Taipei police yesterday said they had caught three suspects in the hunt for the perpetrators of a car theft-hijack that occurred at the Taipei 101 mall on Wednesday last week.
Police said that after watching video footage of more than 3,000 cars around the mall on that day, they identified a red Honda sedan that the thieves drove into the mall's parking garage before they committed the crime.
Police said they identified a 33-year-old suspect via the red Honda and arrested a man surnamed Chang early on Monday morning in Taoyuan County.
The other two suspects were caught later in Taipei County.
The three had admitted to committing the crime, police said.
The crime took place on Wednesday afternoon when the wife of an optometrist, surnamed Lu (呂), and her friend, surnamed Lee (李), had finished dining at a restaurant in the mall and went to retrieve their car from the mall's basement parking garage.
Three people in masks suddenly appeared holding guns and threatened them, ordering the two women to hand over their cash, totaling about NT$240,000, as well as any other valuables.

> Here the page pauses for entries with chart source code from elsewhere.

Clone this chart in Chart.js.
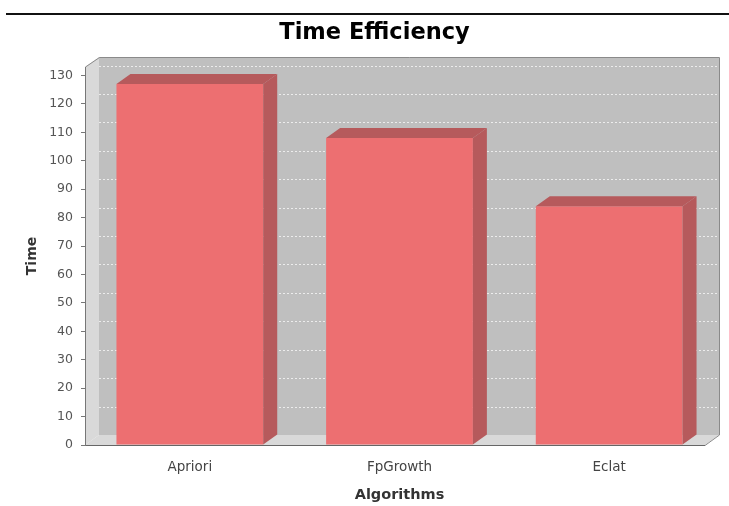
<!DOCTYPE html>
<html>
<head>
<meta charset="utf-8">
<title>Time Efficiency</title>
<script src="https://cdn.jsdelivr.net/npm/chart.js@4/dist/chart.umd.min.js"></script>
<style>
  html, body { margin: 0; padding: 0; background: #ffffff; }
  #chart { display: block; }
</style>
</head>
<body>
<canvas id="chart" width="729" height="506"></canvas>
<script>
// Data
const algorithms = ['Apriori', 'FpGrowth', 'Eclat'];
const timeValues = [127, 108, 84];
const timeAxisMax = 133;
const timeTickStep = 10;

// 3D look: depth offset of walls and bar faces
const DEPTH_X = 14;
const DEPTH_Y = 10;

const wallPlugin = {
  id: 'wall3d',
  beforeDraw(chart) {
    const ctx = chart.ctx;
    const { left: L, top: T, bottom: B, right: R } = chart.chartArea;
    const Rf = R - 9;
    const yScale = chart.scales.y;

    ctx.save();
    // rule across the top of the chart
    ctx.strokeStyle = '#111';
    ctx.lineWidth = 2;
    ctx.beginPath();
    ctx.moveTo(6, 14);
    ctx.lineTo(chart.width, 14);
    ctx.stroke();

    // back wall
    ctx.fillStyle = '#bfbfbf';
    ctx.fillRect(L + DEPTH_X, T - DEPTH_Y, Rf - L, B - T);

    // left side wall
    ctx.fillStyle = '#d9d9d9';
    ctx.beginPath();
    ctx.moveTo(L, T);
    ctx.lineTo(L + DEPTH_X, T - DEPTH_Y);
    ctx.lineTo(L + DEPTH_X, B - DEPTH_Y);
    ctx.lineTo(L, B);
    ctx.closePath();
    ctx.fill();

    // floor
    ctx.beginPath();
    ctx.moveTo(L, B);
    ctx.lineTo(L + DEPTH_X, B - DEPTH_Y);
    ctx.lineTo(Rf + DEPTH_X, B - DEPTH_Y);
    ctx.lineTo(Rf, B);
    ctx.closePath();
    ctx.fill();

    // dashed gridlines on the back wall
    ctx.strokeStyle = 'rgba(255,255,255,0.7)';
    ctx.lineWidth = 1;
    ctx.setLineDash([2, 2]);
    yScale.ticks.forEach(t => {
      if (t.value === 0) return;
      const y = Math.round(yScale.getPixelForValue(t.value) - DEPTH_Y) + 0.5;
      ctx.beginPath();
      ctx.moveTo(L + DEPTH_X, y);
      ctx.lineTo(Rf + DEPTH_X, y);
      ctx.stroke();
    });
    ctx.setLineDash([]);

    // outline of the plot box
    ctx.strokeStyle = '#8a8a8a';
    ctx.beginPath();
    ctx.moveTo(L + 0.5, T);
    ctx.lineTo(L + DEPTH_X + 0.5, T - DEPTH_Y + 0.5);
    ctx.lineTo(Rf + DEPTH_X + 0.5, T - DEPTH_Y + 0.5);
    ctx.lineTo(Rf + DEPTH_X + 0.5, B - DEPTH_Y);
    ctx.lineTo(Rf, B + 0.5);
    ctx.stroke();
    ctx.strokeStyle = '#666';
    ctx.beginPath();
    ctx.moveTo(L, B + 0.5);
    ctx.lineTo(Rf, B + 0.5);
    ctx.stroke();
    ctx.restore();
  },
  afterDatasetsDraw(chart) {
    const ctx = chart.ctx;
    const meta = chart.getDatasetMeta(0);
    ctx.save();
    ctx.fillStyle = '#b65a5c';
    meta.data.forEach(bar => {
      const { x, y, base, width } = bar.getProps(['x', 'y', 'base', 'width'], true);
      const x0 = x - width / 2;
      const x1 = x + width / 2;
      // top face
      ctx.beginPath();
      ctx.moveTo(x0, y);
      ctx.lineTo(x0 + DEPTH_X, y - DEPTH_Y);
      ctx.lineTo(x1 + DEPTH_X, y - DEPTH_Y);
      ctx.lineTo(x1, y);
      ctx.closePath();
      ctx.fill();
      // right side face
      ctx.beginPath();
      ctx.moveTo(x1, y);
      ctx.lineTo(x1 + DEPTH_X, y - DEPTH_Y);
      ctx.lineTo(x1 + DEPTH_X, base - DEPTH_Y);
      ctx.lineTo(x1, base);
      ctx.closePath();
      ctx.fill();
    });
    ctx.restore();
  }
};

new Chart(document.getElementById('chart'), {
  type: 'bar',
  data: {
    labels: algorithms,
    datasets: [{
      label: 'Time',
      data: timeValues,
      backgroundColor: '#ed6f71',
      borderWidth: 0,
      categoryPercentage: 0.7,
      barPercentage: 1.0
    }]
  },
  options: {
    responsive: false,
    animation: false,
    devicePixelRatio: 1,
    layout: { padding: { left: 35, right: 15, top: 0, bottom: 0 } },
    plugins: {
      legend: { display: false },
      tooltip: { enabled: false },
      title: {
        display: true,
        text: 'Time Efficiency',
        color: '#000',
        font: { family: 'DejaVu Sans', weight: 'bold', size: 22.5 },
        padding: { top: 20, bottom: 20 }
      }
    },
    scales: {
      x: {
        afterFit(scale) { scale.height = 61; },
        grid: { display: false, drawTicks: false },
        border: { display: false },
        ticks: {
          color: '#444',
          padding: 14,
          font: { family: 'DejaVu Sans', size: 13.5 }
        },
        title: {
          display: true,
          text: 'Algorithms',
          color: '#333',
          font: { family: 'DejaVu Sans', weight: 'bold', size: 14.5 },
          padding: { top: 0, bottom: 2 }
        }
      },
      y: {
        min: 0,
        max: timeAxisMax,
        afterFit(scale) { scale.width = 50; },
        grid: { drawOnChartArea: false, drawTicks: true, tickLength: 4, color: '#777' },
        border: { display: true, color: '#777', width: 1 },
        ticks: {
          stepSize: timeTickStep,
          includeBounds: false,
          color: '#555',
          padding: 8,
          font: { family: 'DejaVu Sans', size: 12.5 }
        },
        title: {
          display: true,
          text: 'Time',
          color: '#333',
          font: { family: 'DejaVu Sans', weight: 'bold', size: 14 },
          padding: { top: -11, bottom: 0 }
        }
      }
    }
  },
  plugins: [wallPlugin]
});
</script>
</body>
</html>
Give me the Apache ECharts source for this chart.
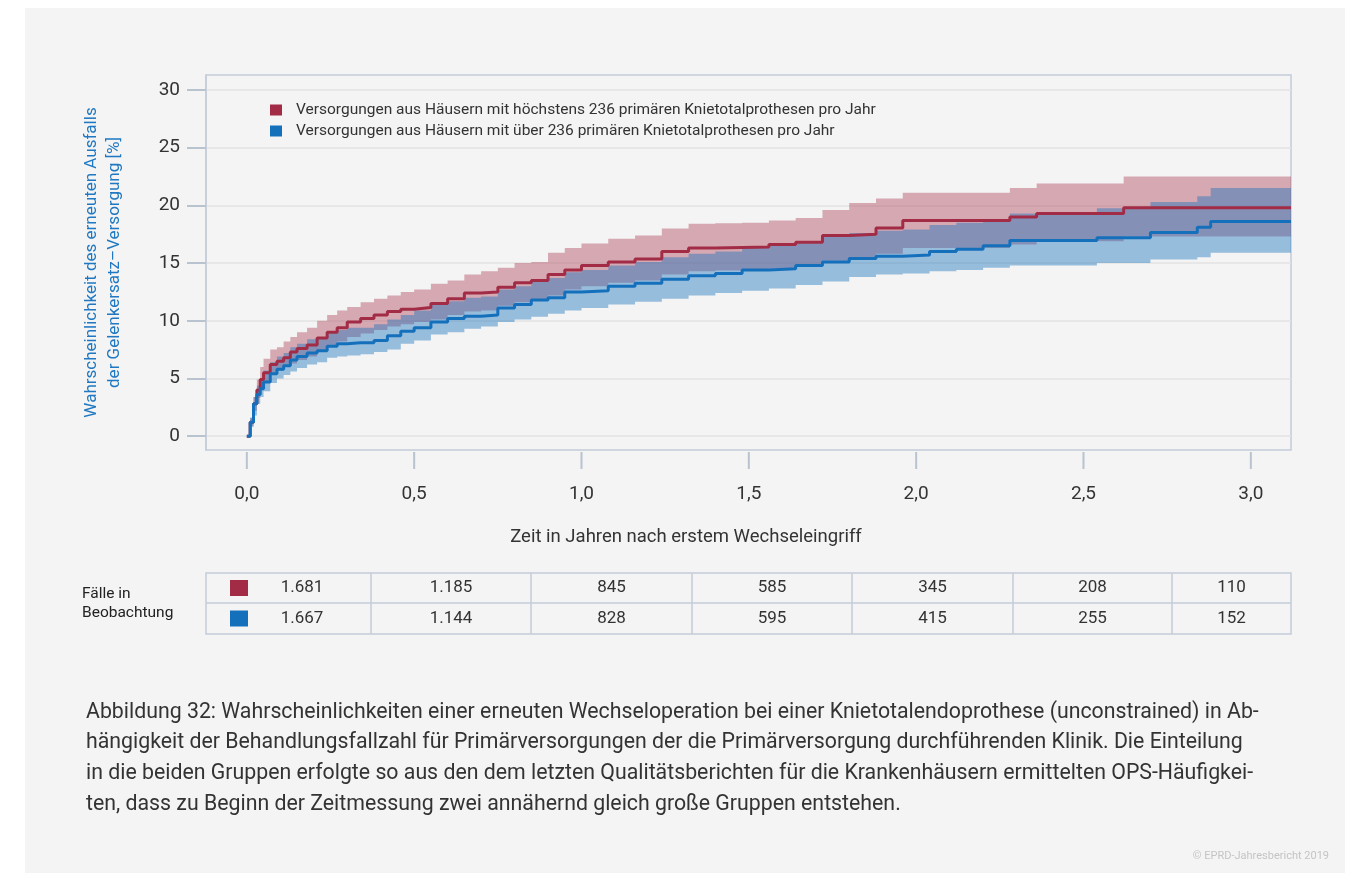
<!DOCTYPE html>
<html>
<head>
<meta charset="utf-8">
<script src="https://cdn.jsdelivr.net/npm/echarts@6/dist/echarts.min.js"></script>
<style>
  body { margin: 0; background: #fff; }
  #panel { position: absolute; left: 25px; top: 8px; width: 1320px; height: 865px; background: #f4f4f4; }
  #chart { position: absolute; left: 0; top: 0; width: 1357px; height: 873px; }
</style>
</head>
<body>
<div id="panel"></div>
<div id="chart"></div>
<script>
// Zeit in Jahren (Stützstellen der Treppenkurven)
const years = [0, 0.01, 0.02, 0.03, 0.04, 0.05, 0.07, 0.09, 0.11, 0.13, 0.15, 0.18, 0.21, 0.24, 0.27, 0.30,
  0.34, 0.38, 0.42, 0.46, 0.50, 0.55, 0.60, 0.65, 0.70, 0.75, 0.80, 0.85, 0.90, 0.95, 1.00,
  1.08, 1.16, 1.24, 1.32, 1.40, 1.48, 1.56, 1.64, 1.72, 1.80, 1.88, 1.96, 2.04, 2.12, 2.20,
  2.28, 2.36, 2.44, 2.54, 2.62, 2.70, 2.78, 2.84, 2.88, 2.96, 3.04, 3.12];

// höchstens 236 Primärversorgungen
const redEstimate = [0, 1.2, 2.8, 4.0, 4.9, 5.5, 6.2, 6.5, 6.8, 7.3, 7.6, 7.9, 8.5, 9.0, 9.4, 9.9,
  10.2, 10.5, 10.8, 11.0, 11.15, 11.5, 11.9, 12.4, 12.5, 12.9, 13.3, 13.5, 14.0, 14.4, 14.8,
  15.1, 15.35, 16.0, 16.3, 16.35, 16.4, 16.6, 16.8, 17.4, 17.5, 18.05, 18.7, 18.7, 18.7, 18.7,
  19.0, 19.3, 19.3, 19.3, 19.8, 19.8, 19.8, 19.8, 19.8, 19.8, 19.8, 19.8];
const redLower = [0, 0.9, 2.2, 3.3, 4.0, 4.6, 5.4, 5.7, 6.0, 6.3, 6.6, 6.9, 7.4, 7.8, 8.2, 8.6,
  8.9, 9.2, 9.5, 9.7, 9.9, 10.1, 10.5, 10.8, 10.9, 11.3, 11.6, 11.8, 12.2, 12.7, 13.0,
  13.3, 13.5, 14.0, 14.3, 14.35, 14.4, 14.5, 14.7, 15.2, 15.3, 15.8, 16.3, 16.3, 16.3, 16.3,
  16.6, 16.9, 16.9, 16.9, 17.3, 17.3, 17.3, 17.3, 17.3, 17.3, 17.3, 17.3];
const redUpper = [0, 1.6, 3.4, 4.9, 6.0, 6.7, 7.5, 7.7, 8.2, 8.6, 9.0, 9.4, 10.0, 10.5, 10.9, 11.2,
  11.6, 11.9, 12.2, 12.5, 12.7, 13.2, 13.5, 14.0, 14.3, 14.6, 15.0, 15.1, 15.9, 16.3, 16.7,
  17.1, 17.4, 18.0, 18.4, 18.45, 18.5, 18.7, 18.9, 19.6, 20.2, 20.6, 21.1, 21.1, 21.1, 21.1,
  21.5, 21.9, 21.9, 21.9, 22.5, 22.5, 22.5, 22.5, 22.5, 22.5, 22.5, 22.5];

// über 236 Primärversorgungen
const blueEstimate = [0, 1.2, 2.8, 3.6, 4.1, 4.7, 5.4, 5.8, 6.1, 6.6, 6.9, 7.2, 7.4, 7.8, 8.0, 8.1,
  8.1, 8.3, 8.7, 9.1, 9.4, 9.9, 10.2, 10.4, 10.5, 11.1, 11.4, 11.8, 12.0, 12.5, 12.6,
  13.0, 13.25, 13.6, 13.9, 14.1, 14.4, 14.5, 14.8, 15.1, 15.4, 15.6, 15.7, 16.0, 16.2, 16.5,
  16.95, 16.95, 16.95, 17.2, 17.2, 17.65, 17.65, 18.1, 18.6, 18.6, 18.6, 18.6];
const blueLower = [0, 0.8, 1.8, 2.8, 3.4, 3.9, 4.6, 5.0, 5.3, 5.6, 5.9, 6.2, 6.4, 6.8, 6.9, 7.0,
  7.1, 7.3, 7.5, 8.0, 8.3, 8.8, 9.0, 9.3, 9.5, 9.9, 10.1, 10.35, 10.6, 10.9, 11.1,
  11.4, 11.65, 11.9, 12.2, 12.4, 12.6, 12.8, 13.1, 13.4, 13.8, 14.0, 14.1, 14.3, 14.4, 14.6,
  14.8, 14.8, 14.8, 15.0, 15.0, 15.3, 15.3, 15.5, 15.9, 15.9, 15.9, 15.9];
const blueUpper = [0, 1.6, 3.4, 4.4, 5.0, 5.7, 6.4, 6.9, 7.2, 7.7, 8.0, 8.4, 8.6, 9.0, 9.2, 9.4,
  9.4, 9.7, 10.1, 10.5, 10.9, 11.4, 11.7, 12.0, 12.1, 12.7, 13.0, 13.4, 13.7, 14.2, 14.4,
  14.8, 15.1, 15.5, 15.8, 16.0, 16.4, 16.5, 16.9, 17.3, 17.6, 17.8, 17.9, 18.3, 18.5, 18.8,
  19.3, 19.3, 19.3, 19.75, 19.75, 20.3, 20.3, 20.8, 21.5, 21.5, 21.5, 21.5];

const xTicks = [0, 0.5, 1, 1.5, 2, 2.5, 3];
const yTicks = [0, 5, 10, 15, 20, 25, 30];
const seriesNames = [
  'Versorgungen aus Häusern mit höchstens 236 primären Knietotalprothesen pro Jahr',
  'Versorgungen aus Häusern mit über 236 primären Knietotalprothesen pro Jahr'
];
// Fälle in Beobachtung
const casesRed = [1681, 1185, 845, 585, 345, 208, 110];
const casesBlue = [1667, 1144, 828, 595, 415, 255, 152];

const X_MIN = -0.122, X_MAX = 3.12;
const Y_MIN = -1.2, Y_MAX = 31.3;

const RED = '#a22c46';
const BLUE = '#1570bc';
const FONT = 'Roboto';
const FRAME = '#c3ccd8';
const TICK = '#b9c3d0';

const fmtDE = v => String(v).replace(/\B(?=(\d{3})+(?!\d))/g, '.');

// Konfidenzband als Treppen-Polygon
function bandRenderer(lower, upper, color) {
  return function (params, api) {
    if (params.dataIndex !== 0) return;
    const top = [], bottom = [];
    for (let i = 0; i < years.length; i++) {
      const next = i + 1 < years.length ? years[i + 1] : years[i];
      top.push(api.coord([years[i], upper[i]]), api.coord([next, upper[i]]));
      bottom.push(api.coord([years[i], lower[i]]), api.coord([next, lower[i]]));
    }
    return {
      type: 'polygon',
      shape: { points: top.concat(bottom.reverse()) },
      style: { fill: color }
    };
  };
}

// Tabelle "Fälle in Beobachtung"
const colEdges = [206, 371, 531, 692, 852, 1013, 1172, 1291];
const rowEdges = [573, 603, 634];
const tableGraphics = [];
const lineStyle = { stroke: FRAME, lineWidth: 1.5 };
tableGraphics.push({ type: 'rect', shape: { x: colEdges[0], y: rowEdges[0], width: colEdges[7] - colEdges[0], height: rowEdges[2] - rowEdges[0] }, style: { fill: 'none', stroke: FRAME, lineWidth: 1.5 } });
tableGraphics.push({ type: 'line', shape: { x1: colEdges[0], y1: rowEdges[1], x2: colEdges[7], y2: rowEdges[1] }, style: lineStyle });
for (let c = 1; c < colEdges.length - 1; c++) {
  tableGraphics.push({ type: 'line', shape: { x1: colEdges[c], y1: rowEdges[0], x2: colEdges[c], y2: rowEdges[2] }, style: lineStyle });
}
[[casesRed, RED], [casesBlue, BLUE]].forEach(([vals, color], r) => {
  const cy = (rowEdges[r] + rowEdges[r + 1]) / 2;
  tableGraphics.push({ type: 'rect', shape: { x: 230, y: cy - 8, width: 18, height: 16 }, style: { fill: color } });
  vals.forEach((v, c) => {
    const cx = c === 0 ? 302 : (colEdges[c] + colEdges[c + 1]) / 2;
    tableGraphics.push({
      type: 'text', x: cx, y: cy,
      style: { text: fmtDE(v), font: '17px ' + FONT, fill: '#333', align: 'center', verticalAlign: 'middle' }
    });
  });
});

const captionText = [
  'Abbildung 32: Wahrscheinlichkeiten einer erneuten Wechseloperation bei einer Knietotalendoprothese (unconstrained) in Ab-',
  'hängigkeit der Behandlungsfallzahl für Primärversorgungen der die Primärversorgung durchführenden Klinik. Die Einteilung',
  'in die beiden Gruppen erfolgte so aus den dem letzten Qualitätsberichten für die Krankenhäusern ermittelten OPS-Häufigkei-',
  'ten, dass zu Beginn der Zeitmessung zwei annähernd gleich große Gruppen entstehen.'
].join('\n');

const chart = echarts.init(document.getElementById('chart'));

const option = {
  animation: false,
  textStyle: { fontFamily: FONT },
  grid: {
    left: 206, top: 75, width: 1085, height: 375,
    show: true, borderColor: FRAME, borderWidth: 1.5, backgroundColor: 'transparent'
  },
  legend: {
    data: seriesNames,
    orient: 'vertical',
    left: 270, top: 102,
    icon: 'rect', itemWidth: 12, itemHeight: 11, itemGap: 5,
    padding: 0,
    textStyle: { fontSize: 15.5, color: '#333', fontFamily: FONT, padding: [0, 0, 0, 9] }
  },
  xAxis: {
    type: 'value',
    position: 'bottom',
    min: X_MIN, max: X_MAX,
    axisLine: { show: false, onZero: false },
    axisTick: { show: false },
    axisLabel: {
      customValues: xTicks, margin: 35, fontSize: 19, color: '#333',
      formatter: v => v.toFixed(1).replace('.', ',')
    },
    splitLine: { show: false }
  },
  yAxis: {
    type: 'value',
    position: 'left',
    min: Y_MIN, max: Y_MAX,
    name: 'Wahrscheinlichkeit des erneuten Ausfalls\nder Gelenkersatz–Versorgung [%]',
    nameLocation: 'middle',
    nameGap: 80,
    nameTextStyle: { color: '#1f78c1', fontSize: 17, lineHeight: 23, fontFamily: FONT },
    axisLine: { show: true, onZero: false, lineStyle: { color: FRAME, width: 1.5 } },
    axisTick: { show: true, inside: false, customValues: yTicks, length: 19, lineStyle: { color: TICK, width: 2 } },
    axisLabel: { customValues: yTicks, margin: 26, fontSize: 19, color: '#333' },
    splitLine: { show: true, lineStyle: { color: '#e3e3e3', width: 1.5 } }
  },
  graphic: [
    {
      type: 'text', x: 686, y: 537,
      style: { text: 'Zeit in Jahren nach erstem Wechseleingriff', font: '18.5px ' + FONT, fill: '#333', align: 'center', verticalAlign: 'middle' }
    },
    {
      type: 'text', x: 82, y: 604,
      style: { text: 'Fälle in\nBeobachtung', font: '15.5px ' + FONT, fill: '#222', lineHeight: 19, verticalAlign: 'middle' }
    },
    {
      type: 'text', x: 86, y: 697,
      style: { text: captionText, font: '21.3px ' + FONT, fill: '#333', lineHeight: 30.7 }
    },
    {
      type: 'text', x: 1329, y: 856,
      style: { text: '© EPRD-Jahresbericht 2019', font: '11px ' + FONT, fill: '#c4c4c4', align: 'right', verticalAlign: 'middle' }
    }
  ].concat(tableGraphics),
  series: [
    {
      type: 'custom', name: 'bandRed', clip: true, silent: true,
      renderItem: bandRenderer(redLower, redUpper, 'rgba(162,44,70,0.38)'),
      encode: { x: 0, y: [1, 2] },
      data: years.map((t, i) => [t, redLower[i], redUpper[i]])
    },
    {
      type: 'custom', name: 'bandBlue', clip: true, silent: true,
      renderItem: bandRenderer(blueLower, blueUpper, 'rgba(21,112,188,0.42)'),
      encode: { x: 0, y: [1, 2] },
      data: years.map((t, i) => [t, blueLower[i], blueUpper[i]])
    },
    {
      type: 'line', name: seriesNames[0], step: 'end', symbol: 'none',
      color: RED, lineStyle: { color: RED, width: 3 },
      data: years.map((t, i) => [t, redEstimate[i]])
    },
    {
      type: 'line', name: seriesNames[1], step: 'end', symbol: 'none',
      color: BLUE, lineStyle: { color: BLUE, width: 3 },
      data: years.map((t, i) => [t, blueEstimate[i]])
    },
    {
      // Striche der x-Achse unterhalb des Rahmens
      type: 'custom', name: 'xTicks', clip: false, silent: true,
      encode: { x: 0, y: 1 },
      data: xTicks.map(v => [v, Y_MIN]),
      renderItem: (params, api) => {
        const p = api.coord([api.value(0), api.value(1)]);
        return {
          type: 'line',
          shape: { x1: p[0], y1: p[1] + 2, x2: p[0], y2: p[1] + 19 },
          style: { stroke: TICK, lineWidth: 2 }
        };
      }
    }
  ]
};

chart.setOption(option);
</script>
</body>
</html>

Lu and Lee were blindfolded and forced into the back of Lu's BMW. The thieves then drove the two women to a remote location in Shenkeng Township (深坑).
After dropping the women off separately, the three made off in the BMW with the cash.
The case follows a separate theft at the same mall last month, when a thief made off with millions of NT dollars in diamonds from a DeBeers store by pretending to be a Japanese tourist who needed help shopping for his sister's wedding gift.
The recent crimes led to questions of whether security is too lax at the upscale mall. The management responded by announcing plans to improve security and surveillance.